The problem was, this deterrent would not have been much of a deterrent of those three men were still on their crosses once Jews started pouring into the city by the thousands. For the religious Jew, seeing those men still hanging on the cross would simply stir up anger and hatred for the Roman occupiers who deliberately flouted Jewish law and custom that demanded no criminal could remain hanging overnight. (Deut 21:23) If Rome allowed those crosses to stay where they were, they would very soon be needing a whole lot more crosses. Pilate wasn’t so much caving to those Jewish leaders demands as he was pragmatically avoiding a mistake he had already made before in not taking the local religious customs seriously.
React: Honestly, this fact about the arms was not something I knew much about. I came across the information when fact checking what I thought I knew about leg breaking. I had heard about the shoulders sometimes being pulled out of joint but the how and the gruesome details behind it are new information to me. I have done my best to keep it fairly pg rated above but what I was reading made me want to cringe, and vomit, and cry all at once. It brought home in one more way exactly what is referred to with phrases like the shame of the cross (Heb 12:2) and “in humiliation His justice was taken away” (Acts 8:33). No one can fully know all that He suffered on the cross but every time I think I have a grip at least on the concept of what it must have been like, it just gets worse.

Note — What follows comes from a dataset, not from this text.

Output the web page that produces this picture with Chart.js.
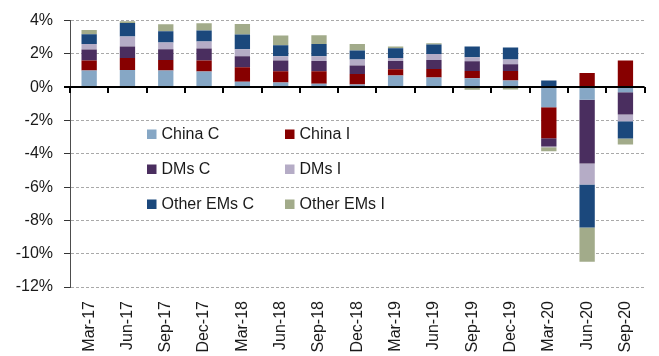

My only right reaction to this is to cry out, “God I am so sorry.” Every time my mind comes back to this cross, I cannot escape the horror of the truth that it was my sin that held Him there. It was for my rebellion against Him that He suffered the fate of traitors. It brings home once again the truth that no sin is small and His grace, while free, is most certainly not cheap.
I am so thankful for the cross. Even as I am revolted by it, that only causes my gratitude to be deeper and richer. There is no measure to the depth of Your love or the riches of Your grace. Thank You. Thank You. A thousand times thank You for taking on Yourself the punishment that should have been mine.